* _Stated exercise_
Return, without pictures, the lines from the start of the data through the one that contains "FRAME_TOP, FRAME_BOTTOM = 15, 88".

(Entries taken from a collection)
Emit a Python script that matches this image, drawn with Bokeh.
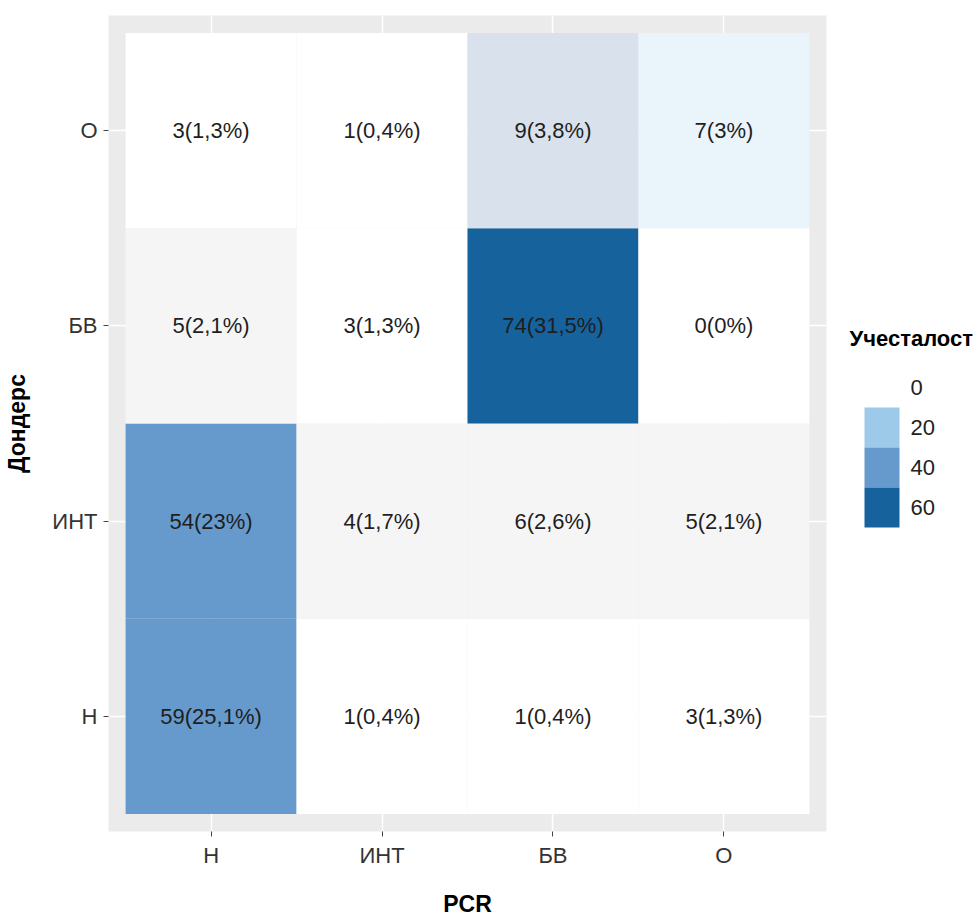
from bokeh.plotting import figure
from bokeh.models import ColumnDataSource, FactorRange, Range1d
from bokeh.layouts import row
from bokeh.core.properties import value
from bokeh.embed import file_html
from bokeh.resources import INLINE

# Categories (Дондерс rows listed bottom to top)
pcr_levels = ["Н", "ИНТ", "БВ", "О"]
donders_levels = ["Н", "ИНТ", "БВ", "О"]

# Counts per Дондерс row, in PCR order
counts_h = [59, 1, 1, 3]
counts_int = [54, 4, 6, 5]
counts_bv = [5, 3, 74, 0]
counts_o = [3, 1, 9, 7]

# Legend breaks
legend_breaks = [0, 20, 40, 60]

KEY_COLOURS = ["#ffffff", "#9ecae9", "#6699cc", "#15629d"]
FONT = "'Liberation Sans', Arial, sans-serif"

FRAME_TOP, FRAME_BOTTOM = 15, 88


def fill_for(n):
    if n >= 60:
        return KEY_COLOURS[3]
    if n >= 40:
        return KEY_COLOURS[2]
    if n >= 20:
        return KEY_COLOURS[1]
    if n >= 9:
        return "#d9e1ec"
    if n >= 7:
        return "#eaf4fb"
    if n >= 4:
        return "#f5f5f5"
    return "#ffffff"


def pct_text(n, total):
    p = round(100 * n / total, 1)
    s = str(int(p)) if p == int(p) else f"{p:.1f}".replace(".", ",")
    return f"{n}({s}%)"


rows = [counts_h, counts_int, counts_bv, counts_o]
total = sum(sum(r) for r in rows)

xs, ys, ns = [], [], []
for d_level, r in zip(donders_levels, rows):
    for p_level, n in zip(pcr_levels, r):
        xs.append(p_level)
        ys.append(d_level)
        ns.append(n)

src = ColumnDataSource(dict(
    pcr=xs,
    donders=ys,
    n=ns,
    fill=[fill_for(n) for n in ns],
    label=[pct_text(n, total) for n in ns],
))

H = 919
p = figure(
    width=840, height=H,
    x_range=FactorRange(*pcr_levels, range_padding=0.05, range_padding_units="percent"),
    y_range=FactorRange(*donders_levels, range_padding=0.045, range_padding_units="percent"),
    output_backend="svg", toolbar_location=None,
    min_border_left=108, min_border_right=14,
    min_border_top=FRAME_TOP, min_border_bottom=FRAME_BOTTOM,
)
p.background_fill_color = "#ebebeb"
p.border_fill_color = "white"
p.outline_line_color = None

p.rect(x="pcr", y="donders", width=1, height=1, source=src,
       fill_color="fill", line_color=None)
p.text(x="pcr", y="donders", text="label", source=src,
       text_align="center", text_baseline="middle",
       text_font=value(FONT), text_font_size="22px", text_color="#1e1e1e")

for g in (p.xgrid, p.ygrid):
    g.grid_line_color = "white"
    g.grid_line_width = 1.5

for ax in (p.xaxis, p.yaxis):
    ax.axis_line_color = None
    ax.major_tick_in = 0
    ax.major_tick_out = 5
    ax.major_tick_line_color = "#444444"
    ax.major_label_text_font = FONT
    ax.major_label_text_font_size = "22px"
    ax.major_label_text_color = "#333333"
    ax.axis_label_text_font = FONT
    ax.axis_label_text_font_style = "bold"
    ax.axis_label_text_font_size = "23px"
    ax.axis_label_text_color = "black"

p.xaxis.axis_label = "PCR"
p.yaxis.axis_label = "Дондерс"
p.xaxis.major_label_standoff = 6
p.xaxis.axis_label_standoff = 20
p.yaxis.major_label_standoff = 6
p.yaxis.axis_label_standoff = 19
p.yaxis.major_label_orientation = "horizontal"

# Legend panel: its frame lines up with the main frame, so the y range
# is set in page pixels between the two frame edges.
leg = figure(
    width=139, height=H,
    x_range=Range1d(0, 139), y_range=Range1d(H - FRAME_BOTTOM, FRAME_TOP),
    x_axis_type=None, y_axis_type=None,
    output_backend="svg", toolbar_location=None,
    min_border_left=0, min_border_right=0,
    min_border_top=FRAME_TOP, min_border_bottom=FRAME_BOTTOM,
)
leg.outline_line_color = None
leg.grid.visible = False
leg.background_fill_color = "white"

key_top, key_h, key_left, key_w = 367, 40, 24, 35
leg_src = ColumnDataSource(dict(
    y=[key_top + key_h * (i + 0.5) for i in range(len(legend_breaks))],
    fill=KEY_COLOURS,
    label=[str(b) for b in legend_breaks],
))
leg.rect(x=key_left + key_w / 2, y="y", width=key_w, height=key_h,
         source=leg_src, fill_color="fill", line_color=None)
leg.text(x=key_left + key_w + 11, y="y", text="label", source=leg_src,
         text_align="left", text_baseline="middle",
         text_font=value(FONT), text_font_size="22px", text_color="#222222")
leg.text(x=[9], y=[338], text=["Учесталост"],
         text_align="left", text_baseline="middle",
         text_font=value(FONT), text_font_style="bold",
         text_font_size="22px", text_color="black")

layout = row(p, leg)

with open("out.html", "w") as f:
    f.write(file_html(layout, INLINE))
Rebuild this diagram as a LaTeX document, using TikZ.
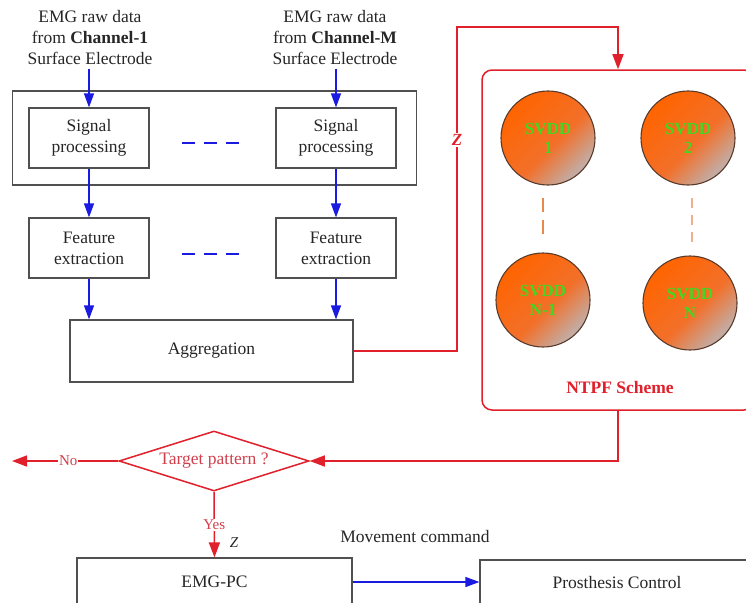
\documentclass[tikz,border=0pt]{standalone}
\usepackage{fontspec}
\setmainfont{Liberation Serif}
\usetikzlibrary{arrows.meta,shapes.geometric}
\definecolor{boxgray}{HTML}{505050}
\definecolor{myred}{HTML}{E0202A}
\definecolor{myblue}{HTML}{1A1AE0}
\definecolor{pinkred}{HTML}{D0404C}
\definecolor{svddgreen}{HTML}{44D622}
\definecolor{orng}{HTML}{FF6400}
\definecolor{orngmid}{HTML}{F2702A}
\definecolor{mytan}{HTML}{C4AAA0}
\definecolor{circedge}{HTML}{5A3A2A}
\definecolor{dashor}{HTML}{E8884A}
\definecolor{dashorl}{HTML}{F0B090}
\pgfdeclareverticalshading{svddshade}{100bp}{color(0bp)=(mytan); color(27bp)=(mytan); color(45bp)=(orngmid); color(75bp)=(orng); color(100bp)=(orng)}
\begin{document}
\begin{tikzpicture}[x=1pt,y=-1pt,
  font=\fontsize{17.5}{21}\selectfont, text=black!85,
  box/.style={draw=boxgray, line width=1.2pt, align=center, inner sep=0pt},
  bluearrow/.style={draw=myblue, line width=1.3pt, -{Triangle[length=14pt,width=10pt]}},
  redline/.style={draw=myred, line width=1.5pt},
  redarrow/.style={redline, -{Triangle[length=15pt,width=11pt]}},
  svdd/.style={circle, draw=circedge, line width=1.1pt, minimum size=94pt, inner sep=0pt,
    shading=svddshade, shading angle=45,
    font=\fontsize{17}{19}\selectfont\bfseries, text=svddgreen, align=center},
  lbl/.style={fill=white, inner sep=1pt, text=pinkred, font=\fontsize{15}{17}\selectfont}
]
\clip (0,0) rectangle (746,602);
\fill[white] (0,0) rectangle (746,602);

% inputs
\node[align=center] (in1) at (90,38) {EMG raw data\\from \textbf{Channel-1}\\Surface Electrode};
\node[align=center] (in2) at (335,38) {EMG raw data\\from \textbf{Channel-M}\\Surface Electrode};

% outer box
\node[box, minimum width=404, minimum height=94] (outer) at (214.5,138) {};

\node[box, minimum width=120, minimum height=60] (sp1) at (89,138) {Signal\\processing};
\node[box, minimum width=120, minimum height=60] (sp2) at (336,138) {Signal\\processing};
\node[box, minimum width=120, minimum height=60] (fe1) at (89,248) {Feature\\extraction};
\node[box, minimum width=120, minimum height=60] (fe2) at (336,248) {Feature\\extraction};
\node[box, minimum width=283, minimum height=62] (agg) at (211.5,351) {Aggregation};

\draw[myblue, line width=1.5pt, dash pattern=on 13pt off 9pt] (182,143) -- (240,143);
\draw[myblue, line width=1.5pt, dash pattern=on 13pt off 9pt] (182,254) -- (240,254);

\draw[bluearrow] (in1.south -| sp1.north) -- (sp1.north);
\draw[bluearrow] (in2.south -| sp2.north) -- (sp2.north);
\draw[bluearrow] (sp1.south) -- (fe1.north);
\draw[bluearrow] (sp2.south) -- (fe2.north);
\draw[bluearrow] (fe1.south) -- (fe1.south |- agg.north);
\draw[bluearrow] (fe2.south) -- (fe2.south |- agg.north);

% NTPF scheme
\node[draw=myred, line width=1.5pt, rounded corners=10pt, minimum width=272, minimum height=340] (ntpf) at (618,240) {};
\node[text=myred, font=\fontsize{17.5}{21}\selectfont\bfseries] (ntpflabel) at (620,388) {NTPF Scheme};

\node[svdd] (s1) at (548,138) {SVDD\\1};
\node[svdd] (s2) at (688,138) {SVDD\\2};
\node[svdd] (s3) at (543,300) {SVDD\\N-1};
\node[svdd] (s4) at (690,303) {SVDD\\N};
\draw[dashor, line width=1.5pt, dash pattern=on 14pt off 8pt] (543,198) -- (543,234);
\draw[dashorl, line width=1.2pt, dash pattern=on 10pt off 7pt] (692,198) -- (692,243);

\coordinate (c1) at (457,27);
\draw[redarrow] (agg.east) -| (c1) -| (ntpf.north);
\node[fill=white, inner sep=1pt, text=myred, font=\fontsize{17}{19}\selectfont\bfseries\itshape] (zlab) at (457,140) {Z};

% decision
\node[draw=myred, line width=1.5pt, diamond, aspect=3.2, minimum width=190, minimum height=60, inner sep=0pt, text=pinkred] (diam) at (214,461) {Target pattern ?};
\draw[redarrow] (ntpf.south) |- (diam.east);
\coordinate (noend) at (12,461);
\draw[redarrow] (diam.west) -- node[lbl, pos=0.47] {No} (noend);

% bottom
\node[box, minimum width=275, minimum height=48] (emgpc) at (214.5,582) {EMG-PC};
\node[box, minimum width=274, minimum height=46] (prost) at (617,583) {Prosthesis Control};
\draw[redarrow] (diam.south) -- node[lbl, pos=0.5] {Yes} (emgpc.north);
\node[font=\fontsize{15}{17}\selectfont\itshape] (zlab2) at (234,543) {Z};
\draw[bluearrow] (emgpc.east) -- (emgpc.east -| prost.west);
\node (mc) at (415,537) {Movement command};
\end{tikzpicture}
\end{document}
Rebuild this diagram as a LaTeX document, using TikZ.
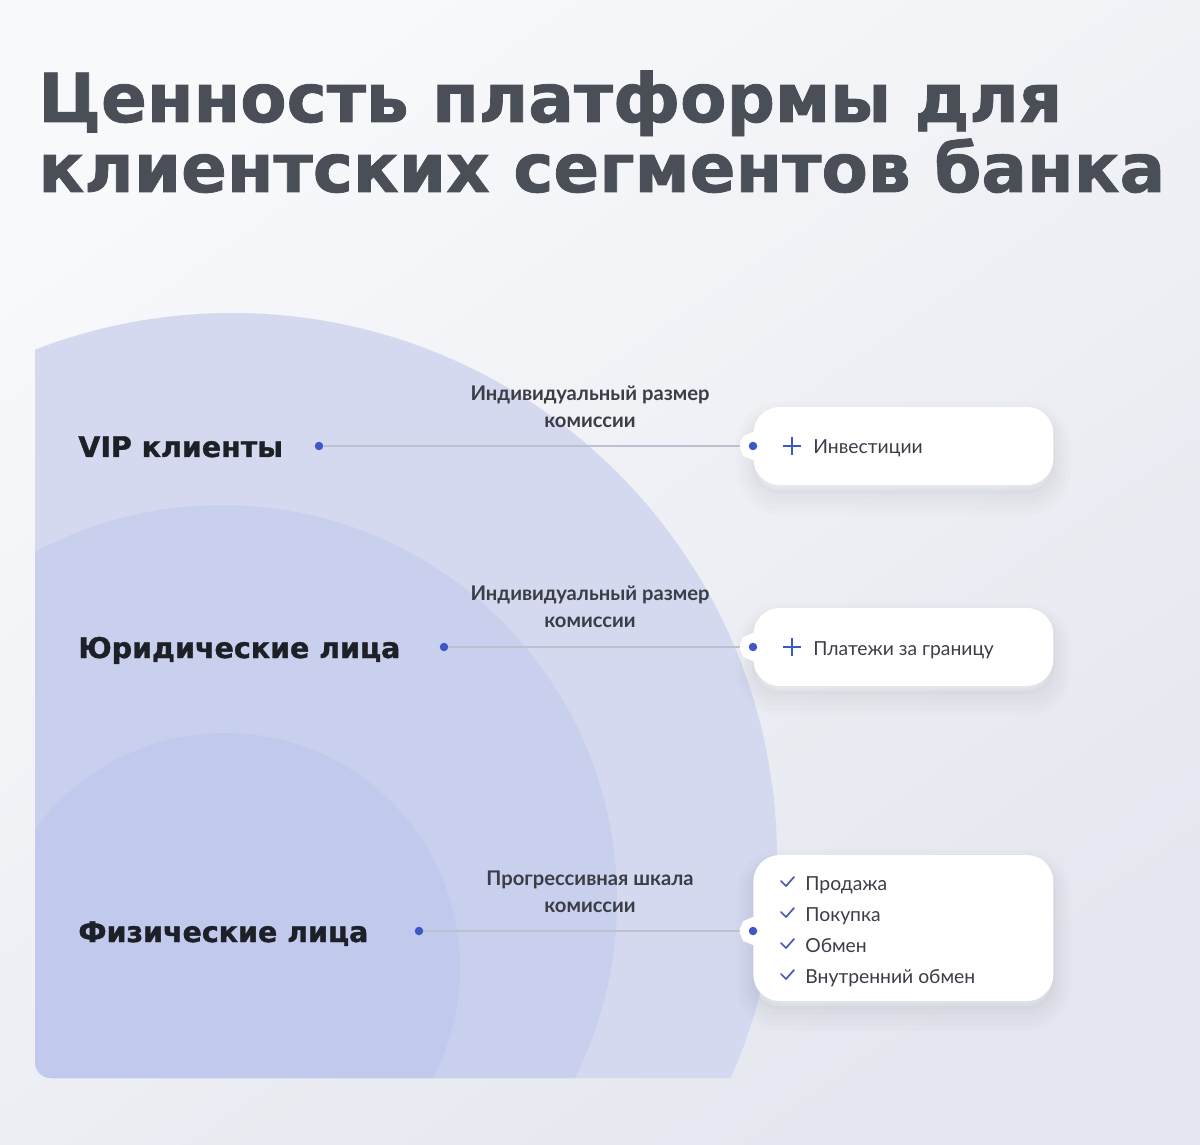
\documentclass[tikz,border=0pt]{standalone}
\usepackage{graphicx}
\usepackage{fontspec}
\setmainfont{Lato}
\newfontfamily\headfont{DejaVu Sans}[BoldFeatures={FakeBold=1.2}]
\usetikzlibrary{positioning}

\definecolor{bgtop}{HTML}{F8F9FB}
\definecolor{bgbot}{HTML}{E4E7EF}
\definecolor{ringout}{HTML}{D4D9F0}
\definecolor{ringmid}{HTML}{C9D0EE}
\definecolor{ringin}{HTML}{C1C9EC}
\definecolor{accent}{HTML}{3F56C6}
\definecolor{titlegray}{HTML}{4A4E57}
\definecolor{ink}{HTML}{1E2027}
\definecolor{textgray}{HTML}{3B3E46}
\definecolor{linkgray}{HTML}{BCC1CF}
\definecolor{tick}{HTML}{5059B3}

\tikzset{
  title/.style={font=\headfont\bfseries\fontsize{36pt}{40pt}\selectfont, text=titlegray, inner sep=0pt, anchor=base west},
  segment/.style={font=\headfont\bfseries\fontsize{16.2pt}{19pt}\selectfont, text=ink, inner sep=0pt, anchor=base west},
  note/.style={font=\bfseries\fontsize{11.5pt}{15.3pt}\selectfont, text=textgray, align=center, inner sep=0pt},
  item/.style={font=\fontsize{11pt}{13pt}\selectfont, text=textgray, inner sep=0pt, anchor=base west},
  dot/.style={circle, fill=accent, inner sep=0pt, minimum size=0.17cm},
  end/.style={dot, outer sep=0.18cm, preaction={draw=white, line width=0.36cm}},
  card/.style={fill=white, rounded corners=15pt, minimum width=6cm, inner sep=0pt, anchor=west,
    preaction={draw=black, draw opacity=0.01, line width=20pt, transform canvas={yshift=-7pt}},
    preaction={draw=black, draw opacity=0.01, line width=15pt, transform canvas={yshift=-7pt}},
    preaction={draw=black, draw opacity=0.012, line width=10pt, transform canvas={yshift=-6pt}},
    preaction={draw=black, draw opacity=0.012, line width=6pt, transform canvas={yshift=-5pt}},
    preaction={draw=black, draw opacity=0.015, line width=2pt, transform canvas={yshift=-4pt}}},
  link/.style={draw=linkgray, line width=0.6pt},
  plus/.style={draw=accent, line width=1pt},
  tickmark/.style={draw=tick, line width=1pt, line cap=round, line join=round}
}

\begin{document}
\begin{tikzpicture}[x=0.02cm, y=-0.02cm]
  \shade[top color=bgtop, bottom color=bgbot, shading angle=35] (0,0) rectangle (1200,1145);
  \useasboundingbox (0,0) rectangle (1200,1145);

  % title
  \node[title] (head1) at (38,122) {\resizebox{20.48cm}{!}{Ценность платформы для}};
  \node[title] (head2) at (38,192) {\resizebox{22.54cm}{!}{клиентских сегментов банка}};

  % segments
  \begin{scope}
    \clip[rounded corners=9pt] (35,250) rectangle (900,1078);
    \fill[ringout] (232,858) circle[radius=545];
    \fill[ringmid] (222,900) circle[radius=395];
    \fill[ringin] (225,968) circle[radius=235];
  \end{scope}

  \node[segment] (vip) at (78,457) {VIP клиенты};
  \node[segment] (jur) at (78,658) {Юридические лица};
  \node[segment] (fiz) at (78,942) {Физические лица};

  % cards
  \node[card, minimum height=1.56cm] (vipcard) at (753,446) {};
  \node[card, minimum height=1.56cm] (jurcard) at (753,647) {};
  \node[card, minimum height=2.92cm] (fizcard) at (753,928) {};

  \node[dot] (vipdot) at (319,446) {};
  \node[dot] (jurdot) at (444,647) {};
  \node[dot] (fizdot) at (419,931) {};
  \node[end] (vipend) at (753,446) {};
  \node[end] (jurend) at (753,647) {};
  \node[end] (fizend) at (753,931) {};

  \draw[link] (vipdot) -- (vipend);
  \draw[link] (jurdot) -- (jurend);
  \draw[link] (fizdot) -- (fizend);

  \node[note] (vipnote) at (590,407) {Индивидуальный размер\\комиссии};
  \node[note] (jurnote) at (590,607) {Индивидуальный размер\\комиссии};
  \node[note] (fiznote) at (590,892) {Прогрессивная шкала\\комиссии};

  % card contents
  \draw[plus] (783,446) -- (801,446) (792,437) -- (792,455);
  \node[item] (invest) at (813,453) {Инвестиции};
  \draw[plus] (783,647) -- (801,647) (792,638) -- (792,656);
  \node[item] (abroad) at (813,655) {Платежи за границу};

  \draw[tickmark] (781,881) -- (786,886) -- (794,877);
  \node[item] (sell) at (805,890) {Продажа};
  \draw[tickmark] (781,912) -- (786,917) -- (794,908);
  \node[item] (buy) at (805,921) {Покупка};
  \draw[tickmark] (781,943) -- (786,948) -- (794,939);
  \node[item] (swap) at (805,952) {Обмен};
  \draw[tickmark] (781,974) -- (786,979) -- (794,970);
  \node[item] (inswap) at (805,983) {Внутренний обмен};
\end{tikzpicture}
\end{document}
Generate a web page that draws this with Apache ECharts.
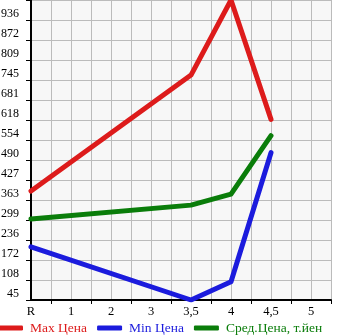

* _Solution to this task_
Emit a Python script that matches this image, drawn with Bokeh.
from bokeh.plotting import figure
from bokeh.models import ColumnDataSource, FactorRange, Range1d
from bokeh.layouts import row
from bokeh.core.properties import value
from bokeh.embed import file_html
from bokeh.resources import INLINE

# Categories (Дондерс rows listed bottom to top)
pcr_levels = ["Н", "ИНТ", "БВ", "О"]
donders_levels = ["Н", "ИНТ", "БВ", "О"]

# Counts per Дондерс row, in PCR order
counts_h = [59, 1, 1, 3]
counts_int = [54, 4, 6, 5]
counts_bv = [5, 3, 74, 0]
counts_o = [3, 1, 9, 7]

# Legend breaks
legend_breaks = [0, 20, 40, 60]

KEY_COLOURS = ["#ffffff", "#9ecae9", "#6699cc", "#15629d"]
FONT = "'Liberation Sans', Arial, sans-serif"

FRAME_TOP, FRAME_BOTTOM = 15, 88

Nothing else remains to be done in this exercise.